El hijo de una madre
mata al hijo de otra madre.
De dos hijos sobrevive uno,
de ambas madres sólo se salva
el recuerdo del día
que los parieron.
Los señores de la guerra
eligen siempre
los hijos que morirán
y las madres que pagarán
por ellos.
Los poderosos pagan
para que ni sus hijos,
ni sus madres,
entren en ese reparto.
“Dos minutos de silencio”, de Charles Spencelayh es una pintura realista que nos cuenta una historia y que sólo los detalles nos permiten su adecuada contextualización y comprensión. Un viejo medita apesadumbrado -reza- en un rincón de una casa pobremente amueblada. Lo hace frente al retrato de un soldado muy joven. En la mesa hay unas flores, un libro -¿de oraciones?- y un reloj.

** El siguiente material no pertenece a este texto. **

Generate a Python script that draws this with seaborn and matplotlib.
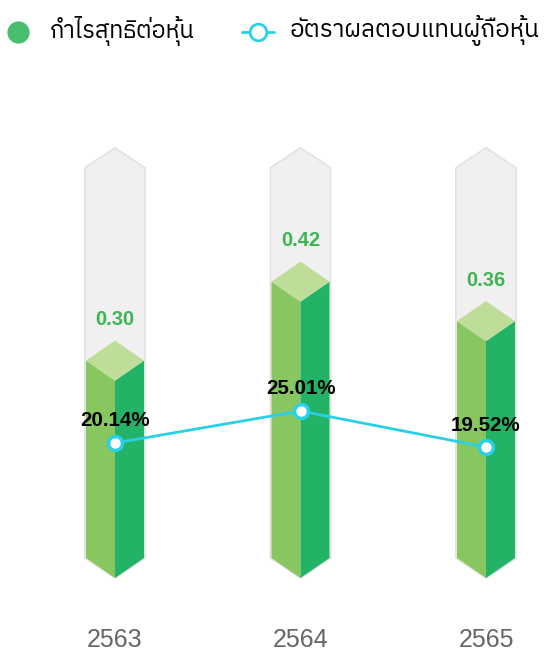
import matplotlib
matplotlib.use("Agg")
import matplotlib.pyplot as plt
from matplotlib.lines import Line2D
from matplotlib import font_manager as fm
from matplotlib.ft2font import FT2Font
import seaborn as sns
import pandas as pd

# ---------------- data ----------------
years = ["2563", "2564", "2565"]
eps = [0.30, 0.42, 0.36]
roe = [20.14, 25.01, 19.52]
eps_labels = ["0.30", "0.42", "0.36"]
roe_labels = ["20.14%", "25.01%", "19.52%"]
legend_labels = ["กำไรสุทธิต่อหุ้น", "อัตราผลตอบแทนผู้ถือหุ้น"]
bg_max = 0.593

# ---------------- fonts ----------------
sns.set_theme(style="white")
thai_font = None
preferred = []
for f in fm.fontManager.ttflist:
    try:
        cmap = FT2Font(f.fname).get_charmap()
        if 0x0E01 in cmap and 0x0E33 in cmap:
            preferred.append(f.name)
    except Exception:
        pass
for p in preferred:
    if "Sans" in p or "Noto" in p:
        thai_font = p
        break
if thai_font is None and preferred:
    thai_font = preferred[0]
fam = ["Liberation Sans", "DejaVu Sans"]
thai_fam = ([thai_font] if thai_font else []) + ["DejaVu Sans"]
plt.rcParams["font.family"] = fam

W, H = 557, 664
fig = plt.figure(figsize=(W / 100, H / 100), dpi=100)

# axes placement in pixels
ax_top_px, ax_bot_px = 100, 600
ax = fig.add_axes([0, 1 - ax_bot_px / H, 1, (ax_bot_px - ax_top_px) / H])
ax2 = ax.twinx()

# pixel-based scales
x0_px, dx_px = 115, 185.5
zero_px, s_px = 558, 658.0
zero2_px, s2_px = 575.3, 6.57
ax.set_xlim(-x0_px / dx_px, (W - x0_px) / dx_px)
ax.set_ylim((zero_px - ax_bot_px) / s_px, (zero_px - ax_top_px) / s_px)
ax2.set_ylim((zero2_px - ax_bot_px) / s2_px, (zero2_px - ax_top_px) / s2_px)

hw = 29 / dx_px       # half width
dip = 20 / s_px       # chevron depth

c_left = "#88C660"
c_right = "#22B366"
c_top = "#BEDD98"
c_bg = "#F0F0F0"
c_bg_edge = "#E2E2E2"
c_lbl = "#3DB552"
c_line = "#2AD0E6"

xs = list(range(len(years)))
for i, v in zip(xs, eps):
    # background prism
    bx = [i - hw - 0.006, i - hw - 0.006, i, i + hw + 0.006, i + hw + 0.006, i]
    by = [0, bg_max, bg_max + dip, bg_max, 0, -dip]
    ax.fill(bx, by, facecolor=c_bg, edgecolor=c_bg_edge, lw=1.2, zorder=1)
    # left face
    ax.fill([i - hw, i - hw, i, i], [0, v, v - dip, -dip], color=c_left, lw=0, zorder=2)
    # right face
    ax.fill([i, i, i + hw, i + hw], [-dip, v - dip, v, 0], color=c_right, lw=0, zorder=2)
    # top diamond
    ax.fill([i - hw, i, i + hw, i], [v, v + dip, v, v - dip], color=c_top, lw=0, zorder=3)

for i, v, t in zip(xs, eps, eps_labels):
    ax.text(i, v + 41 / s_px, t, ha="center", va="center", color=c_lbl,
            fontsize=14.5, fontweight="bold", zorder=5)

df = pd.DataFrame({"x": xs, "roe": roe})
sns.lineplot(data=df, x="x", y="roe", ax=ax2, color=c_line, lw=2, marker="o",
             markersize=10, markerfacecolor="white", markeredgecolor=c_line,
             markeredgewidth=2.5, zorder=6)
for i, r, t in zip(xs, roe, roe_labels):
    ax2.annotate(t, (i, r), xytext=(0, 22), textcoords="offset pixels",
                 ha="center", va="center", fontsize=14.8, fontweight="bold",
                 color="black", zorder=7)

ax.set_xticks(xs)
ax.set_xticklabels(years, fontsize=18, color="#666666")
ax.tick_params(axis="x", length=0, pad=20.5)
ax.set_yticks([])
ax2.set_yticks([])
ax2.set_ylabel("")
ax2.set_xlabel("")
ax.set_xlabel("")
for a in (ax, ax2):
    for s in a.spines.values():
        s.set_visible(False)
    a.patch.set_visible(False)

# legend (manual, pixel positions)
def fx(px):
    return px / W

def fy(py):
    return 1 - py / H

fig.add_artist(Line2D([fx(18)], [fy(32)], marker="o", markersize=16,
                      markerfacecolor="#47BE6D", markeredgecolor="none",
                      transform=fig.transFigure))
fig.text(fx(50), fy(31), legend_labels[0], ha="left", va="center", fontsize=17,
         family=thai_fam, color="black")
fig.add_artist(Line2D([fx(242), fx(274)], [fy(32), fy(32)], color=c_line, lw=2,
                      transform=fig.transFigure))
fig.add_artist(Line2D([fx(258)], [fy(32)], marker="o", markersize=12,
                      markerfacecolor="white", markeredgecolor=c_line,
                      markeredgewidth=2, transform=fig.transFigure))
fig.text(fx(290), fy(31), legend_labels[1], ha="left", va="center", fontsize=17.5,
         family=thai_fam, color="black")

fig.savefig("out.png", dpi=100)
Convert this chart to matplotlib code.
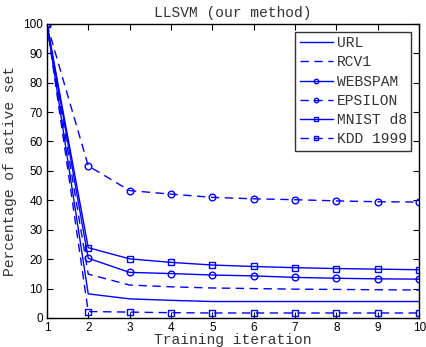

La fotografía puede que sea él y ora entonces en memoria de los que perdieron la vida en un conflicto bélico o, más probablemente -casi con toda seguridad- es el retrato del hijo muerto. La clave de este misterio está en el reloj que señala, inexorable, las once. En 1918, el día 11, del mes 11, a las 11 de la mañana, se puso fin a las batallas de la Primera Guerra Mundial.